I should point out a few “tough” spots. The game scales based on number of players involved—a different number of spies and different numbers of people sent on missions—but the difficulty for each group does not scale well with it. With five players, it is very hard for the spies—they just tend to stand out. Seven is probably the perfect number to play with. I played a game with ten, and it was insanely hard to analyze all those people and figure out who the spies were, and such a large number of spies that it was too easy for them to win every mission.
Environment can also have an effect. This game is best played with enough lighting to see the other players clearly, but in a relatively quiet and dim environment so you can listen and analyze. I tried playing on a beach, but again, it was so bright, hot, with a lot of activity around us that it was impossible to really analyze anyone.
Even with these detracting factors, the game was still incredibly fun to play, even when the resistance members lost.
We haven’t used the expansion cards so this is not an official review of them, but I’ve glanced through them, and they seem like they would help a lot with balancing games with more players. They give certain players limited abilities to see other player’s character cards, facilitating discussion, which seems like it would help a lot with an 8-10 player group.
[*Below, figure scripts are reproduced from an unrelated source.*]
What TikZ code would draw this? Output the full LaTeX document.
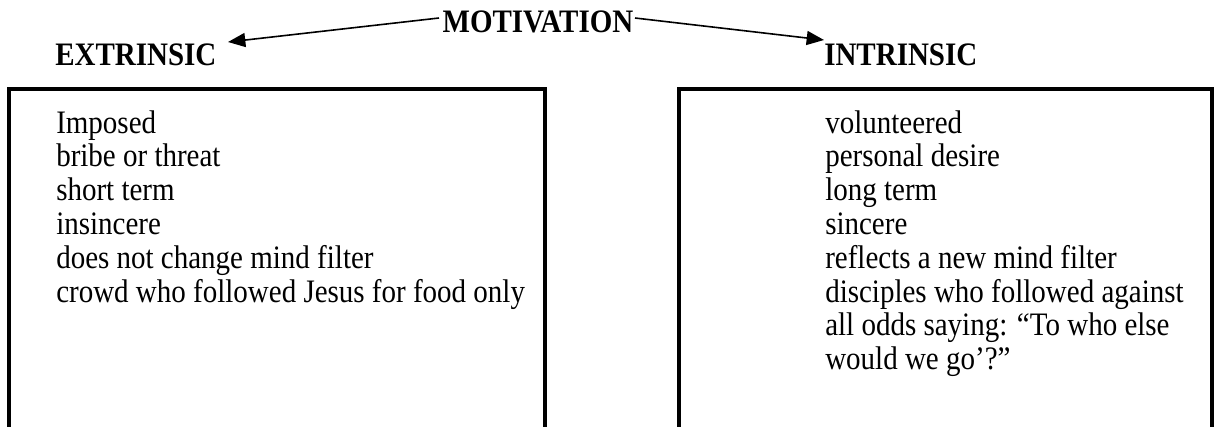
\documentclass[tikz,border=0pt]{standalone}
\usepackage{graphicx}
\usepackage{fontspec}
\setmainfont{Liberation Serif}
\usetikzlibrary{arrows.meta}
\newcommand\vstr[1]{\scalebox{1}[1.13]{#1}}
\begin{document}
\begin{tikzpicture}[x=0.75pt,y=-0.75pt,
  txt/.style={inner sep=0pt,anchor=base west,font=\fontsize{21.75}{25.35}\selectfont},
  head/.style={inner sep=0pt,font=\fontsize{21.75}{25.35}\selectfont\bfseries},
  panel/.style={draw=black,line width=2.5pt},
  arr/.style={line width=1.2pt,-{Triangle[length=13pt,width=10.5pt]}}]
\useasboundingbox (0,0) rectangle (1216,426);
\begin{scope}
\clip (0,0) rectangle (1216,426);
\draw[panel] (9,89) rectangle (545,460);
\draw[panel] (679,89) rectangle (1212,460);
\end{scope}
\node[head,anchor=base] (mot) at (538,32) {\vstr{MOTIVATION}};
\node[head,anchor=base west] (ext) at (55,65) {\vstr{EXTRINSIC}};
\node[head,anchor=base west] (int) at (824,65) {\vstr{INTRINSIC}};
\coordinate (ml) at (439,18);
\coordinate (mr) at (635,18);
\coordinate (etip) at (228,42);
\coordinate (itip) at (824,40);
\draw[arr] (ml) -- (etip);
\draw[arr] (mr) -- (itip);
\foreach \t [count=\i] in {Imposed,bribe or threat,short term,insincere,does not change mind filter,crowd who followed Jesus for food only}
  \node[txt] (l\i) at (56,{133+(\i-1)*33.8}) {\vstr{\t}};
\foreach \t [count=\i] in {volunteered,personal desire,long term,sincere,reflects a new mind filter,disciples who followed against,all odds saying: “To who else,would we go’?”}
  \node[txt] (r\i) at (825,{133+(\i-1)*33.8}) {\vstr{\t}};
\end{tikzpicture}
\end{document}
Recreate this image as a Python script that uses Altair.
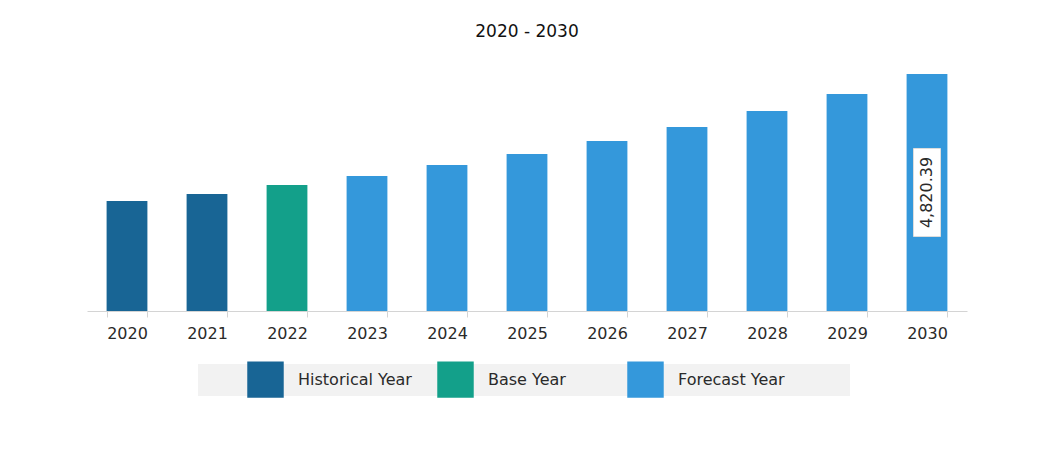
import altair as alt
import pandas as pd

years = ["2020", "2021", "2022", "2023", "2024", "2025", "2026", "2027", "2028", "2029", "2030"]
values = [2237, 2380, 2563, 2746, 2970, 3194, 3458, 3743, 4068, 4414, 4820.39]
kinds = ["Historical Year", "Historical Year", "Base Year"] + ["Forecast Year"] * 8
kind_order = ["Historical Year", "Base Year", "Forecast Year"]
kind_colors = ["#186595", "#13a08a", "#3498db"]
label_year = "2030"

df = pd.DataFrame({"Year": years, "Value": values, "Type": kinds})
df["Mid"] = df["Value"] / 2
df["Label"] = df["Value"].map(lambda v: f"{v:,.2f}")

FONT = "DejaVu Sans"
W, H = 880, 261
YMAX = 5308

yscale = alt.Scale(domain=[0, YMAX], nice=False, zero=True)

xenc = alt.X("Year:N", sort=years, title=None,
             scale=alt.Scale(paddingInner=0.49, paddingOuter=0.245),
             axis=alt.Axis(labelAngle=0, labelFontSize=16, labelFont=FONT, labelColor="#2a2a2a",
                           domainColor="#d4d4d4", tickColor="#d4d4d4", tickSize=6, tickWidth=1,
                           labelPadding=8, bandPosition=0, tickBand="extent"))

bg = alt.Chart(pd.DataFrame({"a": [0]})).mark_rect(color="#f2f2f2").encode(
    x=alt.value(111), x2=alt.value(763), y=alt.value(314), y2=alt.value(346))

bars = alt.Chart(df).mark_bar().encode(
    x=xenc,
    y=alt.Y("Value:Q", scale=yscale, axis=None),
    color=alt.Color("Type:N", sort=kind_order,
                    scale=alt.Scale(domain=kind_order, range=kind_colors),
                    legend=alt.Legend(title=None, orient="none", legendX=160, legendY=311,
                                      direction="horizontal", columns=3, gridAlign="all",
                                      symbolType="square", symbolSize=1330, symbolStrokeWidth=0,
                                      symbolOpacity=1,
                                      labelFont=FONT, labelFontSize=16, labelColor="#2a2a2a",
                                      labelOffset=14, columnPadding=25, labelLimit=300)),
)

lab_df = df[df["Year"] == label_year]
box = alt.Chart(lab_df).mark_rect(width=27, height=88, fill="white", stroke="#dddddd",
                                  strokeWidth=1).encode(
    x=alt.X("Year:N", sort=years), y=alt.Y("Mid:Q", scale=yscale))
txt = alt.Chart(lab_df).mark_text(angle=270, font=FONT, fontSize=16, color="#2a2a2a",
                                  baseline="middle", align="center").encode(
    x=alt.X("Year:N", sort=years), y=alt.Y("Mid:Q", scale=yscale), text="Label:N")

chart = alt.layer(bg, bars, box, txt).properties(
    width=W, height=H,
    background="white",
    title=alt.TitleParams("2020 - 2030", font=FONT, fontSize=17, fontWeight="normal",
                          color="#111", offset=9, anchor="middle"),
    autosize=alt.AutoSizeParams(type="none"),
    padding={"left": 79, "top": 42, "right": 80, "bottom": 141},
).configure_view(stroke=None, strokeWidth=0)

chart.save("out.html", embed_options={"renderer": "svg", "actions": False})
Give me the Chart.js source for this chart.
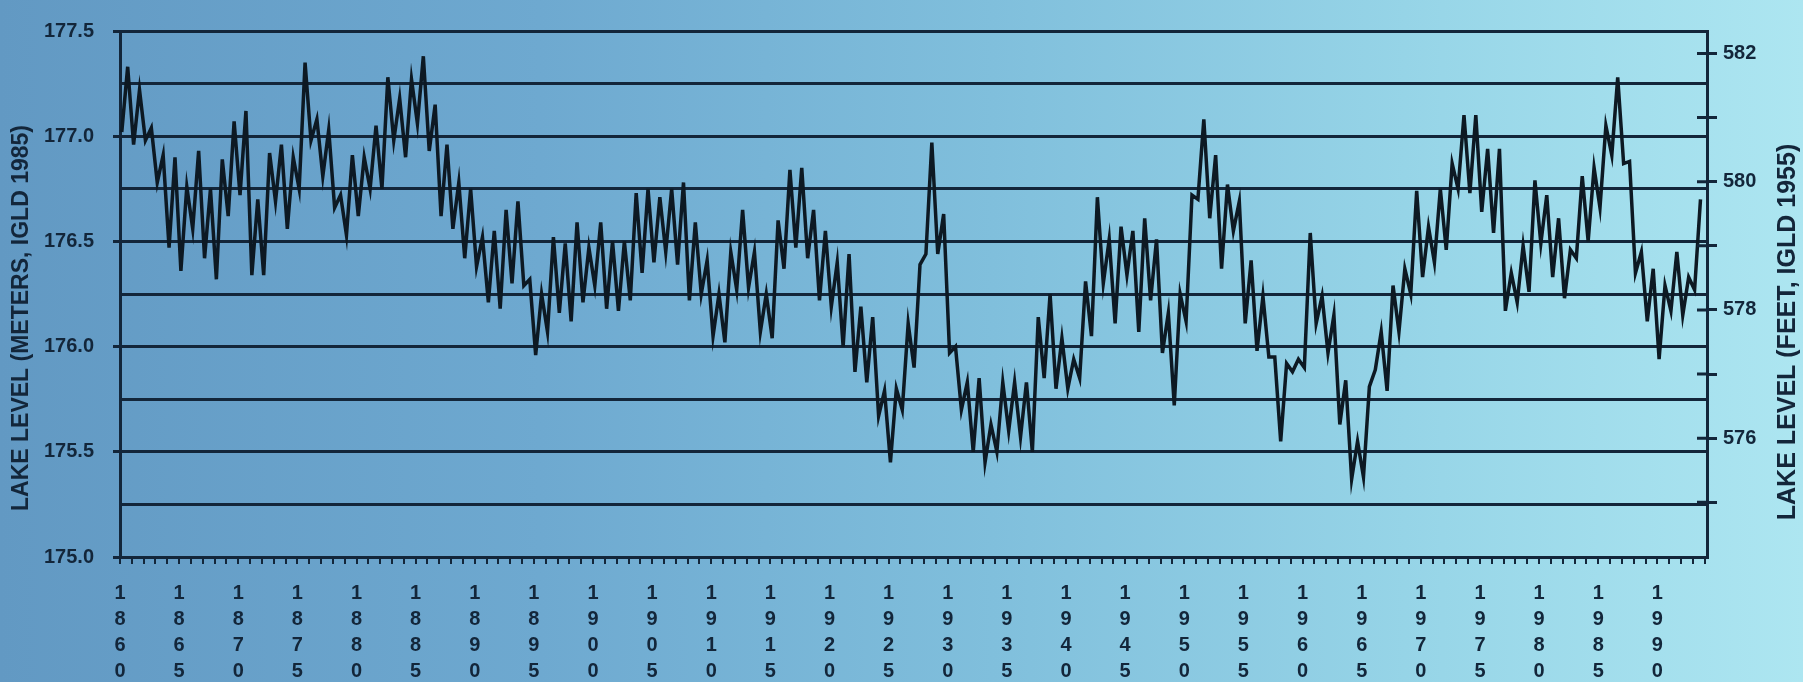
<!DOCTYPE html>
<html>
<head>
<meta charset="utf-8">
<script src="https://cdn.jsdelivr.net/npm/chart.js@4.4.1/dist/chart.umd.min.js"></script>
<style>
  html, body { margin: 0; padding: 0; }
  body {
    width: 1803px; height: 682px; overflow: hidden;
    background: linear-gradient(90deg, #6299c3 0%, #6ea9d0 30%, #80bfdc 55%, #98d6e8 80%, #ade6f1 100%);
  }
</style>
</head>
<body>
<canvas id="lake" width="1803" height="682"></canvas>
<script>
// yearly lake level, metres IGLD 1985
var firstYear = 1860;

// winter low of each year, 1860 ... 1993
var winterLow = [
  177.02, 176.96, 176.98, 176.78, 176.47, 176.36, 176.56, 176.42, 176.32, 176.62, // 1860
  176.72, 176.34, 176.34, 176.69, 176.56, 176.75, 176.98, 176.81, 176.66, 176.53, // 1870
  176.62, 176.75, 176.75, 176.98, 176.90, 177.06, 176.93, 176.62, 176.56, 176.42, // 1880
  176.38, 176.21, 176.18, 176.30, 176.29, 175.96, 176.07, 176.16, 176.12, 176.21, // 1890
  176.29, 176.18, 176.17, 176.22, 176.35, 176.40, 176.45, 176.39, 176.22, 176.25, // 1900
  176.05, 176.02, 176.27, 176.28, 176.07, 176.04, 176.37, 176.47, 176.42, 176.22, // 1910
  176.19, 176.00, 175.88, 175.83, 175.67, 175.45, 175.70, 175.90, 176.44, 176.44, // 1920
  175.97, 175.70, 175.50, 175.45, 175.50, 175.60, 175.57, 175.50, 175.85, 175.80, // 1930
  175.80, 175.85, 176.05, 176.30, 176.11, 176.34, 176.07, 176.22, 175.97, 175.72, // 1940
  176.12, 176.70, 176.61, 176.37, 176.55, 176.11, 175.98, 175.95, 175.55, 175.88, // 1950
  175.90, 176.11, 175.97, 175.63, 175.37, 175.38, 175.89, 175.79, 176.07, 176.25, // 1960
  176.33, 176.40, 176.46, 176.75, 176.73, 176.64, 176.54, 176.17, 176.21, 176.26, // 1970
  176.49, 176.33, 176.23, 176.42, 176.50, 176.66, 176.91, 176.87, 176.35, 176.12, // 1980
  175.94, 176.17, 176.15, 176.27                                                  // 1990
];

// summer high of each year, 1860 ... 1993
var summerHigh = [
  177.33, 177.22, 177.04, 176.91, 176.90, 176.76, 176.93, 176.75, 176.89, 177.07, // 1860
  177.12, 176.70, 176.92, 176.96, 176.90, 177.35, 177.08, 177.03, 176.72, 176.91, // 1870
  176.90, 177.05, 177.28, 177.18, 177.27, 177.38, 177.15, 176.96, 176.78, 176.75, // 1880
  176.52, 176.55, 176.65, 176.69, 176.32, 176.25, 176.52, 176.49, 176.59, 176.47, // 1890
  176.59, 176.50, 176.50, 176.73, 176.75, 176.71, 176.75, 176.78, 176.59, 176.41, // 1900
  176.25, 176.45, 176.65, 176.45, 176.25, 176.60, 176.84, 176.85, 176.65, 176.55, // 1910
  176.40, 176.44, 176.19, 176.14, 175.79, 175.80, 176.11, 176.39, 176.97, 176.63, // 1920
  176.00, 175.83, 175.85, 175.63, 175.83, 175.83, 175.83, 176.14, 176.25, 176.04, // 1930
  175.94, 176.31, 176.71, 176.51, 176.57, 176.55, 176.61, 176.51, 176.16, 176.25, // 1940
  176.72, 177.08, 176.91, 176.77, 176.69, 176.41, 176.24, 175.95, 175.92, 175.94, // 1950
  176.54, 176.24, 176.15, 175.84, 175.55, 175.81, 176.07, 176.29, 176.37, 176.74, // 1960
  176.57, 176.75, 176.87, 177.10, 177.10, 176.94, 176.94, 176.35, 176.48, 176.79, // 1970
  176.72, 176.61, 176.46, 176.81, 176.85, 177.05, 177.28, 176.88, 176.45, 176.37, // 1980
  176.29, 176.45, 176.33, 176.70                                                  // 1990
];

var yearTicks = ['1860', '1865', '1870', '1875', '1880', '1885', '1890', '1895', '1900',
                 '1905', '1910', '1915', '1920', '1925', '1930', '1935', '1940', '1945',
                 '1950', '1955', '1960', '1965', '1970', '1975', '1980', '1985', '1990'];
var leftTickLabels = ['175.0', '175.5', '176.0', '176.5', '177.0', '177.5'];
var rightTickLabels = ['576', '578', '580', '582'];
var leftTitle = 'LAKE LEVEL (METERS, IGLD 1985)';
var rightTitle = 'LAKE LEVEL (FEET, IGLD 1955)';

var INK = '#13263a';
var LINE = '#0d1923';
var FONT = '"Liberation Sans", Arial, sans-serif';
var M_TO_FT = 1 / 0.3048;

Chart.defaults.font.family = FONT;

var points = [];
for (var i = 0; i < summerHigh.length; i++) {
  points.push({ x: firstYear + i + 0.15, y: winterLow[i] });
  points.push({ x: firstYear + i + 0.65, y: summerHigh[i] });
}

function drawTitle(ctx, text, x, y, size) {
  ctx.save();
  ctx.fillStyle = INK;
  ctx.font = 'bold ' + size + 'px ' + FONT;
  ctx.textAlign = 'center';
  ctx.textBaseline = 'middle';
  ctx.translate(x, y);
  ctx.rotate(-Math.PI / 2);
  ctx.fillText(text, 0, 0);
  ctx.restore();
}

// titles read bottom-to-top on both sides, and the feet ticks cross the axis
var sideTitles = {
  id: 'sideTitles',
  afterDraw: function(chart) {
    var ctx = chart.ctx;
    var s = chart.scales.y2;
    ctx.save();
    ctx.strokeStyle = INK;
    ctx.lineWidth = 3;
    ctx.beginPath();
    s.ticks.forEach(function(t) {
      var y = s.getPixelForValue(t.value);
      ctx.moveTo(s.left - 10, y);
      ctx.lineTo(s.left, y);
    });
    ctx.stroke();
    ctx.restore();

    drawTitle(ctx, leftTitle, 22, 318, 23);
    drawTitle(ctx, rightTitle, 1788, 332, 25);
  }
};

new Chart(document.getElementById('lake'), {
  type: 'line',
  data: {
    datasets: [{
      label: 'Lake level',
      data: points,
      borderColor: LINE,
      borderWidth: 3.5,
      pointRadius: 0,
      tension: 0,
      fill: false
    }]
  },
  options: {
    responsive: false,
    animation: false,
    layout: { padding: { top: 14 } },
    plugins: { legend: { display: false }, tooltip: { enabled: false } },
    scales: {
      x: {
        type: 'linear',
        min: 1860,
        max: 1994.2,
        afterFit: function(scale) { scale.height = 125; },
        ticks: {
          stepSize: 1,
          autoSkip: false,
          maxRotation: 0,
          includeBounds: false,
          padding: 16,
          color: INK,
          font: { size: 20, weight: 'bold', lineHeight: 1.3 },
          callback: function(v) {
            var s = String(v);
            return yearTicks.indexOf(s) >= 0 ? s.split('') : '';
          }
        },
        grid: { drawOnChartArea: false, tickLength: 7, color: INK, lineWidth: 2 },
        border: { display: true, color: INK, width: 3 }
      },
      y: {
        min: 175,
        max: 177.5,
        afterFit: function(scale) { scale.width = 120; },
        ticks: {
          stepSize: 0.25,
          padding: 19,
          color: INK,
          font: { size: 20, weight: 'bold' },
          callback: function(v) {
            var s = v.toFixed(1);
            return leftTickLabels.indexOf(s) >= 0 && Math.abs(v * 2 - Math.round(v * 2)) < 1e-6 ? s : '';
          }
        },
        grid: {
          color: INK,
          lineWidth: 3,
          tickLength: 7,
          tickColor: function(c) {
            var v = c.tick ? c.tick.value : 0;
            return Math.abs(v * 2 - Math.round(v * 2)) < 1e-6 ? INK : 'rgba(0,0,0,0)';
          }
        },
        border: { display: true, color: INK, width: 3 }
      },
      y2: {
        position: 'right',
        min: 175 * M_TO_FT,
        max: 177.5 * M_TO_FT,
        afterFit: function(scale) { scale.width = 96; },
        ticks: {
          stepSize: 1,
          includeBounds: false,
          padding: 6,
          color: INK,
          font: { size: 20, weight: 'bold' },
          callback: function(v) {
            var s = String(Math.round(v));
            return rightTickLabels.indexOf(s) >= 0 ? s : '';
          }
        },
        grid: { drawOnChartArea: false, tickLength: 10, color: INK, lineWidth: 3 },
        border: { display: true, color: INK, width: 3 }
      }
    }
  },
  plugins: [sideTitles]
});
</script>
</body>
</html>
My final recommendation is to make sure you show everyone all the character cards at once. There has occasionally been some confusion resulting from not having knowledge of what the other card looks like, making it hard to interpret what you’re supposed to be looking at to determine the color of the card. Especially with the [blue]resistance card featuring an image of a girl with red hair – red being the color of the spies. Actually, the team voting cards can be a little confusing as well – the card backings look exactly like the “yes” vote, and the mission pass/fail cards both have circular icons with dark colors that can be hard to distinguish without looking carefully. Even the Leader card is a little confusing – instead of being double-sided with the Leader icon, the card back is the same as the Loyalty card back. Make sure you don’t pass your loyalty card instead of the Leader card.
[Ed. Note: the most recent edition of the game, reviewed here, featuring a larger red box, replaces many of the components with improved design that helps to void these complaints.]